Ben Son, Ben Son Beatrice

Here’s the new video for THE SWOON’s song “Ben son, ben son Beatrice,” only thirty-two years after the original recording. We recorded this song in 1988, along with four other tracks, in a studio owned by a Minneapolis band called Limited Warranty. They were a hot local pop band famous for winning Star Search in 1985. Our producer/manager, JAMES, had set up the arrangements for us. Not sure how he negotiated it. I think he had secured the studio on spec—an industry term which means “you will never make a dime.” Dale Goulett and Greg Sotebeer of Limited Warranty were in the control room with JAMES. The studio space was some sort of converted warehouse. Big and open, the way we wanted the music to sound.

At one point in the production, I was sitting in the loft-lounge above the control room and talking about Kate Bush with the guys from Limited Warranty. Dale pretended to be smoking a roach, implying that Kate Bush took her inspiration from the amount of pot she smoked. Maybe she did. Wherever she got that totally epic spooky-sounding supernatural vibe, I wanted to get some of that down on tape. That’s the type of feel we reached for with “Ben son, ben son Beatrice.”

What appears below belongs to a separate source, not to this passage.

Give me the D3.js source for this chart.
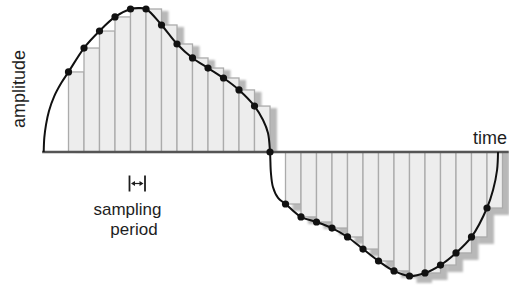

It doesn’t sound like Kate Bush, but the Beatrice song caught some type of otherworldly vibe. Or maybe that’s just the soaking wet digital delay on the vocal track. The new video includes images from Dante’s Divine Comedy because the lyrics were based on Dante’s vision of the ascent from Hell to Paradise—the journey of the soul. The Heavenly Beatrice appears mid-point during the apocalypse to usher Dante to the higher spheres of glory.

The chorus of the song is in Italian. Not that we knew Italian, but Dante did. Beatrice introduces herself to Dante in the dead center of the three-volume epic poem by repeating (in Italian) the words “I AM, I AM BEATRICE,” thereby alluding to the revelation of the name of God in the Exodus narrative:

Then Moses said to God, “… they may say to me, ‘What is His name?’ What shall I say to them?” God said to Moses, “I AM WHO I AM”; and He said, “Thus you shall say to the sons of Israel, ‘I AM has sent me to you.'” (Exodus 3:13-14)

In Dante, Beatrice symbolizes God’s divine love–or something like that. The song sort of teeters between Christian mysticism and vague angsty eroticism. We had a lot of both going on at the time. It’s supposed to be an ascent from doubt to revelation led by the beatific vision of divine love. You can read more about the background to the song and the meaning of the Beatrice character here. The main message of the song is simply stated: Love is always expensive.

Jesus, Jesus help me; they named me Thomas.

I need every miracle and every promise.

I have yet to see the fruits of Pentecost—

The hand that reaches to the lost.

And I hunger, I hunger and thirst.

Sometimes I think God’s heart might burst.

Her face I see when I close my eyes.

She greets my sight when I rise.

Like the pain of infidelity,

I see her now cry over me.

And she came like a gentle thing

She said it’s forever like a wedding ring.

Ben son, ben son Beatrice.

She sings a poem of philosophy:

“Can I imagine what I cannot see?”

She sings the saddest song ever sung,

Like a tree on a hill where Jesus hung.

She sings the saddest song ever sung.

Love is the saddest song ever sung.

BEN SON, BEN SON BEATRICE.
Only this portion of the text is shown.